La actitud de Diógenes, no en vano, podía pasar en ocasiones
por la de un provocador obsceno o la de un elemento subversivo. Además de hacer
sus necesidades a la vista pública, como prueba de que ninguna actividad humana
es tan vergonzosa como para requerir privacidad, se masturbó en el Ágora, la
principal y más transitada plaza de Atenas, sin más explicación que « ¡Ojalá, frotándome el vientre, el hambre
se extinguiera de una manera tan dócil!». Y, entre las numerosas anécdotas
sobre su vida, también destaca por ofensiva la actitud que padeció un adinerado
hombre que tuvo la osadía de invitarle a un banquete en su lujosa mansión con
la única prohibición de que no escupiera en su casa. Diógenes hizo unas cuantas gárgaras
para aclararse la garganta y le escupió directamente a la cara, alegando que no
había encontrado otro lugar más sucio donde desahogarse.

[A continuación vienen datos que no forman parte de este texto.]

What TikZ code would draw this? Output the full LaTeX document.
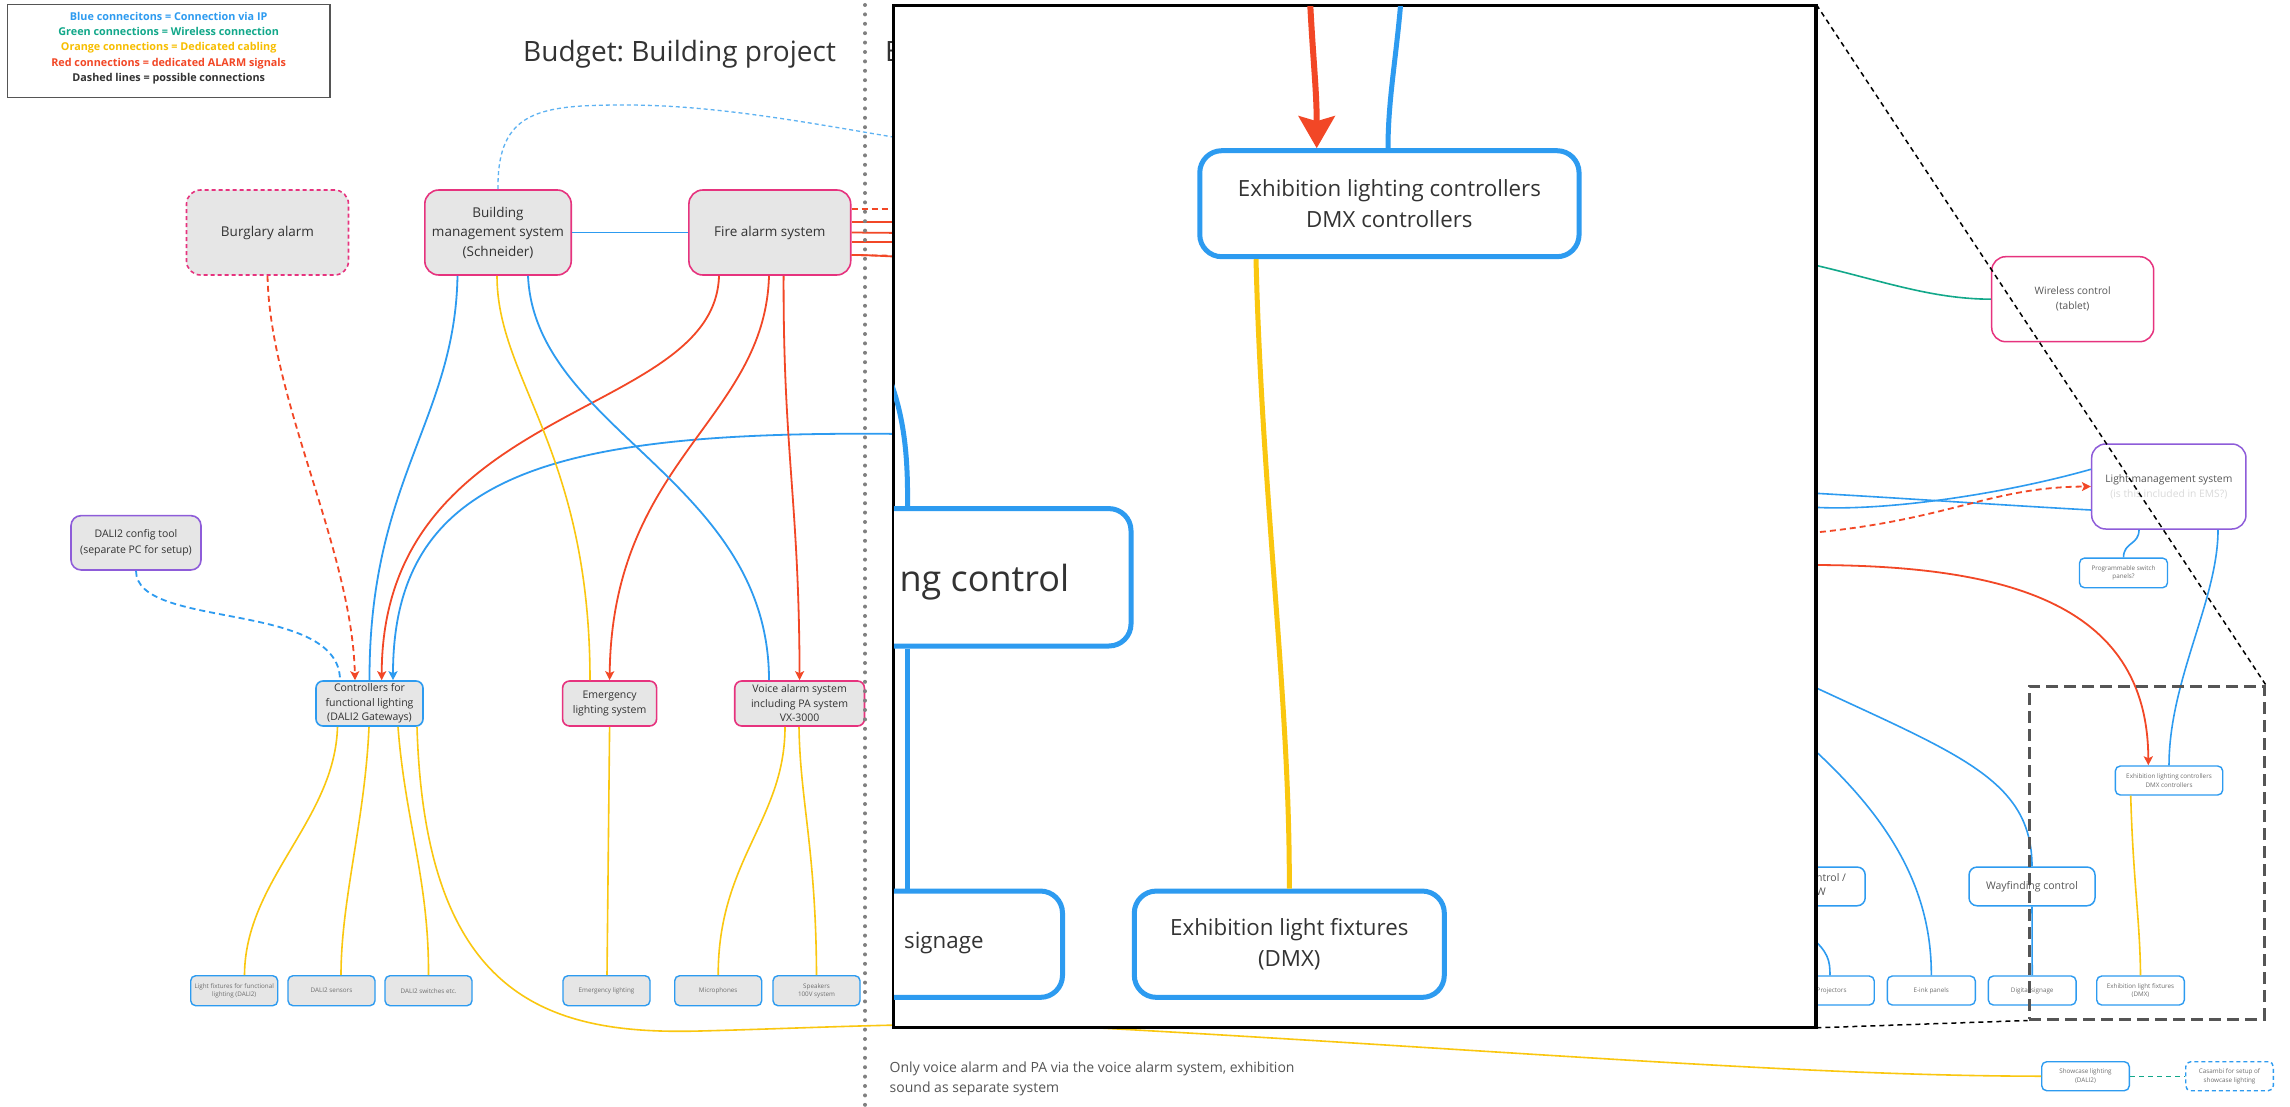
\documentclass[tikz,border=0pt]{standalone}
\usepackage{fontspec}
\setmainfont{Open Sans}
\usetikzlibrary{arrows.meta}
\frenchspacing

\definecolor{bluec}{HTML}{2D9BF0}
\definecolor{lightbluec}{HTML}{5DB2F2}
\definecolor{redc}{HTML}{F24726}
\definecolor{yelc}{HTML}{FAC710}
\definecolor{orangec}{HTML}{F7BE00}
\definecolor{greenc}{HTML}{12A88A}
\definecolor{pinkc}{HTML}{E6337E}
\definecolor{purplec}{HTML}{8E5CD9}
\definecolor{nodegray}{HTML}{E6E6E6}
\definecolor{dotgray}{HTML}{808080}
\definecolor{framegray}{HTML}{555555}
\definecolor{textdark}{HTML}{333333}
\definecolor{textmid}{HTML}{555555}
\definecolor{textsmall}{HTML}{6E6E6E}
\definecolor{textfaint}{HTML}{DADADA}

\newcommand\fsTitle{\fontsize{28}{34}\selectfont}
\newcommand\fsLegend{\bfseries\fontsize{10.8}{15.35}\selectfont}
\newcommand\fsBig{\fontsize{13.5}{19.5}\selectfont}
\newcommand\fsMid{\fontsize{10.5}{14.5}\selectfont}
\newcommand\fsDali{\fontsize{10.5}{15.6}\selectfont}
\newcommand\fsTiny{\fontsize{6.3}{8.6}\selectfont}
\newcommand\fsNote{\fontsize{14}{20}\selectfont}
\newcommand\fsRight{\fontsize{10.2}{15}\selectfont}
\newcommand\fsLms{\fontsize{10.3}{15}\selectfont}
\newcommand\fsMagA{\fontsize{22.3}{30.7}\selectfont}
\newcommand\fsMagB{\fontsize{36}{40}\selectfont}

\begin{document}
\begin{tikzpicture}[x=1pt,y=-1pt,
  bigpink/.style={draw=pinkc, fill=nodegray, line width=1.6pt, rounded corners=14pt,
    inner sep=0pt, align=center, text=textdark, font=\fsBig},
  midpink/.style={bigpink, rounded corners=7pt, font=\fsMid},
  midblue/.style={midpink, draw=bluec},
  midpurple/.style={midpink, draw=purplec, rounded corners=10pt, font=\fsDali},
  smallbox/.style={draw=bluec, fill=nodegray, line width=1.4pt, rounded corners=5pt,
    inner sep=0pt, align=center, text=textsmall, font=\fsTiny,
    minimum width=87pt, minimum height=30pt},
  rsmall/.style={smallbox, fill=white, text=textsmall},
  rbox/.style={draw=pinkc, fill=white, line width=1.5pt, rounded corners=14pt,
    inner sep=0pt, align=center, text=textmid, font=\fsRight},
  wbox/.style={draw=bluec, fill=white, line width=1.5pt, rounded corners=8pt,
    inner sep=0pt, align=center, text=textmid, font=\fsMid},
  mbox/.style={draw=bluec, fill=white, line width=5pt, rounded corners=22pt,
    inner sep=0pt, align=center, text=textdark},
  bl/.style={draw=bluec, line width=1.8pt},
  rd/.style={draw=redc, line width=1.8pt},
  yl/.style={draw=yelc, line width=1.6pt},
  gr/.style={draw=greenc, line width=1.6pt},
  tip/.style={-{Stealth[length=9pt,width=9pt,inset=2pt]}},
  possible/.style={dash pattern=on 6pt off 4pt},
  guide/.style={draw=black, line width=1.5pt, dash pattern=on 5pt off 4pt}
]
\useasboundingbox (0,0) rectangle (2290,1107);
\fill[white] (0,0) rectangle (2290,1107);

% ---------- legend and headings ----------
\node[draw=framegray, line width=1.5pt, fill=white, minimum width=322.5pt,
  minimum height=92.6pt, inner sep=0pt] (legend) at (168.7,51) {};
\node[align=center, inner sep=0pt, font=\fsLegend] (legendtext) at (168.7,48)
  {\textcolor{bluec}{Blue connecitons = Connection via IP}\\
   \textcolor{greenc}{Green connections = Wireless connection}\\
   \textcolor{orangec}{Orange connections = Dedicated cabling}\\
   \textcolor{redc}{Red connections = dedicated ALARM signals}\\
   \textcolor{textdark}{Dashed lines = possible connections}};
\node[anchor=base west, inner sep=0pt, font=\fsTitle, text=textdark] (title) at (523,62) {Budget: Building project};
\node[anchor=base west, inner sep=0pt, font=\fsTitle, text=textdark] (title2) at (885,62) {B};

% ---------- building project systems ----------
\node[bigpink, dash pattern=on 4pt off 3pt, minimum width=162pt, minimum height=85pt] (burg) at (267.5,232.5) {Burglary alarm};
\node[bigpink, minimum width=146.4pt, minimum height=85pt] (bms) at (498,232.5) {Building\\management system\\(Schneider)};
\node[bigpink, minimum width=161.8pt, minimum height=85pt] (fire) at (769.8,232.5) {Fire alarm system};
\node[midpurple, minimum width=130pt, minimum height=54.3pt] (dali) at (136,542.8) {DALI2 config tool\\(separate PC for setup)};
\node[midblue, minimum width=107pt, minimum height=45pt] (ctrl) at (369.5,703.5) {Controllers for\\functional lighting\\(DALI2 Gateways)};
\node[midpink, minimum width=94pt, minimum height=45pt] (emls) at (609.6,703.5) {Emergency\\lighting system};
\node[midpink, minimum width=129.7pt, minimum height=45pt] (voice) at (799.6,703.5) {Voice alarm system\\including PA system\\VX-3000};

\node[smallbox] (lf) at (234.2,990.7) {Light fixtures for functional\\lighting (DALI2)};
\node[smallbox] (sens) at (331.5,990.7) {DALI2 sensors};
\node[smallbox] (sw) at (428.5,990.7) {DALI2 switches etc.};
\node[smallbox] (el) at (606.5,990.7) {Emergency lighting};
\node[smallbox] (mic) at (718.2,990.7) {Microphones};
\node[smallbox] (spk) at (816.5,990.7) {Speakers\\100V system};

% connections between the building systems
\draw[bl] (bms.east) -- (fire.west);
\draw[draw=lightbluec, line width=1.3pt, dash pattern=on 4pt off 3pt]
  (bms.north) .. controls (497,110) and (540,105) .. (626,105)
  .. controls (720,105) and (820,125) .. (905,139);
\draw[rd] ([yshift=-9.5pt]fire.east) -- (905,242);
\draw[rd] ([yshift=10.5pt]fire.east) -- (905,222);
\draw[rd] (fire.east) -- (905,233);
\draw[rd, possible] ([yshift=23.5pt]fire.east) -- (905,209);
\draw[rd, possible] ([yshift=-22.5pt]fire.east) -- (905,256);
\draw[rd] ([yshift=-22.5pt]fire.east) .. controls (870,255) and (880,256) .. (905,257);

\draw[rd, possible, tip] (burg.south) .. controls (270,400) and (352,550) .. ([xshift=-14.5pt]ctrl.north);
\draw[bl] ([xshift=-40.5pt]bms.south) .. controls (455,420) and (369,480) .. (ctrl.north);
\draw[rd, tip] ([xshift=-50.8pt]fire.south) .. controls (715,420) and (382,400) .. ([xshift=12.2pt]ctrl.north);
\coordinate (ipin) at (905,434);
\draw[bl, tip] (ipin) .. controls (560,430) and (393,470) .. ([xshift=23.5pt]ctrl.north);
\draw[draw=bluec, line width=1.8pt, dash pattern=on 6pt off 4pt]
  (dali.south) .. controls (136,630) and (340,600) .. ([xshift=-29.5pt]ctrl.north);
\draw[yl] ([xshift=-1pt]bms.south) .. controls (497,380) and (590,450) .. ([xshift=-19.6pt]emls.north);
\draw[rd, tip] ([xshift=-0.8pt]fire.south) .. controls (765,420) and (612,460) .. (emls.north);
\draw[bl] ([xshift=30pt]bms.south) .. controls (535,430) and (769,480) .. ([xshift=-30.6pt]voice.north);
\draw[rd, tip] ([xshift=13.8pt]fire.south) .. controls (783,450) and (799,500) .. (voice.north);

% dedicated cabling to field devices
\draw[yl] ([xshift=-32pt]ctrl.south) .. controls (335,820) and (245,880) .. ([xshift=10.3pt]lf.north);
\draw[yl] ([xshift=-0.5pt]ctrl.south) .. controls (365,820) and (341,900) .. ([xshift=9.5pt]sens.north);
\draw[yl] ([xshift=28.5pt]ctrl.south) .. controls (405,820) and (429,880) .. (sw.north);
\draw[yl] (emls.south) -- ([xshift=0.5pt]el.north);
\draw[yl] ([xshift=-14.6pt]voice.south) .. controls (785,820) and (718,860) .. (mic.north);
\draw[yl] ([xshift=-0.6pt]voice.south) .. controls (800,800) and (816,850) .. (spk.north);

% ---------- exhibition side ----------
\node[rbox, minimum width=162pt, minimum height=85pt] (wir) at (2072.7,299.2) {Wireless control\\(tablet)};
\node[rbox, draw=purplec, minimum width=154.3pt, minimum height=85pt, font=\fsLms] (lms) at (2168.8,486.5)
  {Light management system\\\textcolor{textfaint}{(is this included in EMS?)}};
\node[rsmall, minimum width=88pt, minimum height=29.7pt] (prog) at (2123.5,572.9) {Programmable switch\\panels?};
\node[rsmall, minimum width=107.4pt, minimum height=29pt] (exc) at (2169,780.5) {Exhibition lighting controllers\\DMX controllers};
\node[wbox, minimum width=125pt, minimum height=38.7pt] (av) at (1802.7,886.4) {};
\node[anchor=north west, align=left, inner sep=0pt, font=\fsMid, text=textmid] (avtext) at (1816,873) {ntrol /\\W};
\node[wbox, minimum width=126pt, minimum height=38.7pt] (way) at (2032,886.4) {Wayfinding control};
\node[rsmall, minimum width=85.3pt, minimum height=29pt] (proj) at (1831.6,990.5) {Projectors};
\node[rsmall, minimum width=88pt, minimum height=29pt] (eink) at (1931.3,990.5) {E-ink panels};
\node[rsmall, minimum width=87.7pt, minimum height=29pt] (dsig) at (2032.2,990.5) {Digital signage};
\node[rsmall, minimum width=87.6pt, minimum height=29pt] (exf) at (2140.5,990.5) {Exhibition light fixtures\\(DMX)};
\node[rsmall, minimum width=87.6pt, minimum height=29pt] (show) at (2085.5,1076.2) {Showcase lighting\\(DALI2)};
\node[rsmall, dash pattern=on 4pt off 3pt, minimum width=87.6pt, minimum height=29pt] (cas) at (2229.5,1076.2) {Casambi for setup of\\showcase lighting};

\coordinate (wlsrc) at (1810,264);
\coordinate (lmsa) at (1810,493);
\coordinate (lmsb) at (1810,507);
\coordinate (lmsc) at (1810,533);
\coordinate (alarmsrc) at (1810,565);
\coordinate (waysrc) at (1810,685);
\coordinate (einksrc) at (1810,746);
\coordinate (projsrc) at (1810,936);

\draw[gr] (wlsrc) .. controls (1880,280) and (1930,299) .. (wir.west);
\draw[bl, line width=1.6pt] (lmsa) .. controls (1900,498) and (2000,505) .. ([yshift=-23.5pt]lms.west);
\draw[bl, line width=1.6pt] (lmsb) .. controls (1880,512) and (2000,495) .. ([yshift=17.2pt]lms.west);
\draw[rd, possible, tip] (lmsc) .. controls (1950,520) and (1990,487) .. (lms.west);
\draw[rd, tip] (alarmsrc) .. controls (2000,565) and (2148,600) .. ([xshift=-20.7pt]exc.north);
\draw[bl, line width=1.6pt] ([xshift=49.2pt]lms.south) .. controls (2218,600) and (2169,680) .. (exc.north);
\draw[bl, line width=1.6pt] ([xshift=-29.8pt]lms.south) .. controls (2139,545) and (2123.6,542) .. (prog.north);
\draw[bl, line width=1.6pt] (waysrc) .. controls (1960,755) and (2031.7,780) .. (way.north);
\draw[bl, line width=1.6pt] (einksrc) .. controls (1880,810) and (1931.7,880) .. (eink.north);
\draw[bl, line width=1.6pt] (projsrc) .. controls (1828,952) and (1830,960) .. ([xshift=-1.6pt]proj.north);
\draw[bl, line width=1.6pt] (way.south) -- (dsig.north);
\draw[yl] ([xshift=-38.3pt]exc.south) .. controls (2133,880) and (2140,920) .. (exf.north);
\draw[draw=greenc, line width=1.4pt, dash pattern=on 5pt off 4pt] (show.east) -- (cas.west);

% showcase lighting cabling from the DALI2 gateways
\draw[yl] ([xshift=47.5pt]ctrl.south) .. controls (425,1000) and (550,1035) .. (700,1031)
  .. controls (850,1027) and (950,1020) .. (1100,1028)
  .. controls (1500,1050) and (1800,1076) .. (show.west);

% dotted divider between the two budgets
\foreach \dy in {5,14.4,...,1107} {
  \fill[dotgray] (865,\dy) circle (2pt);
}

\node[anchor=north west, align=left, inner sep=0pt, font=\fsNote, text=textmid] (note) at (889.5,1062)
  {Only voice alarm and PA via the voice alarm system, exhibition\\sound as separate system};

% ---------- enlarged detail of the exhibition lighting ----------
\node[draw=black, line width=2.2pt, fill=white, minimum width=921.4pt, minimum height=1020.9pt,
  inner sep=0pt] (mag) at (1354.6,516.25) {};
\begin{scope}
  \clip (mag.north west) rectangle (mag.south east);
  \node[mbox, minimum width=379.3pt, minimum height=106pt, font=\fsMagA] (mexc) at (1389.4,203.7)
    {Exhibition lighting controllers\\DMX controllers};
  \node[mbox, minimum width=310pt, minimum height=106.3pt, font=\fsMagA] (mexf) at (1289.3,944.2)
    {Exhibition light fixtures\\(DMX)};
  \node[mbox, minimum width=481pt, minimum height=137.4pt] (mway) at (890.5,577.3) {};
  \node[anchor=base east, inner sep=0pt, font=\fsMagB, text=textdark] (mwaytext) at (1069.4,591) {ng control};
  \node[mbox, minimum width=362.5pt, minimum height=106.3pt] (msig) at (881.25,944.2) {};
  \node[anchor=base west, inner sep=0pt, font=\fsMagA, text=textdark] (msigtext) at (904,948) {signage};
  \coordinate (mredtop) at (1310,0);
  \coordinate (mbluetop) at (1401,0);
  \coordinate (mwayin) at (890,380);
  \draw[draw=redc, line width=6pt, -{Stealth[length=32pt,width=36pt,inset=5pt]}]
    (mredtop) .. controls (1313,60) and (1316.7,90) .. ([xshift=-72.7pt]mexc.north);
  \draw[draw=bluec, line width=5pt] (mbluetop) .. controls (1396,60) and (1388,100) .. ([xshift=-1.4pt]mexc.north);
  \draw[draw=yelc, line width=5pt] ([xshift=-133.4pt]mexc.south) .. controls (1262,500) and (1290,700) .. (mexf.north);
  \draw[draw=bluec, line width=5pt] (mwayin) .. controls (905,420) and (908,460) .. ([xshift=17pt]mway.north);
  \draw[draw=bluec, line width=5pt] ([xshift=17pt]mway.south) -- ([xshift=26.25pt]msig.north);
\end{scope}
\draw[black, line width=2.2pt] (mag.north west) rectangle (mag.south east);

% detail frame and its guide lines
\node[draw=framegray, line width=3pt, dash pattern=on 12pt off 6pt, minimum width=235pt,
  minimum height=333pt, inner sep=0pt] (detail) at (2146.5,852.5) {};
\draw[guide] (mag.north east) -- (detail.north east);
\draw[guide] (mag.south east) -- (detail.south west);
\end{tikzpicture}
\end{document}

Sin conocerse realmente las circunstancias que le llevaron a Corinto, donde
tendría el encuentro con Alejandro Magno, la leyenda sostiene que Diógenes fue
capturado por unos piratas y vendido como esclavo cuando se dirigía a Egina (Islas Sarónicas, Grecia). Fue
comprado por un aristócrata local, Xeniades de Corinto, quien le devolvió la
libertad y le convirtió en tutor de sus dos hijos. Pasó el resto de su vida en
esta ciudad, donde de la misma forma son
fértiles las estrambóticas anécdotas sobre el comportamiento del filósofo
.
Precisamente, a cuenta de su muerte, también se han escrito
diferentes y fabuladas versiones. Según una de ellas, murió de un cólico
provocado por la ingestión de un pulpo vivo. No en vano, la más excesiva
asegura que falleció por su propia voluntad: reteniendo
la respiración hasta quedar sin vida. «Cuando me muera echadme a los perros. Ya
estoy acostumbrado», fueron sus últimas palabras. Su ocaso aconteció el mismo
año, el 323 a. C., que el gran Alejandro.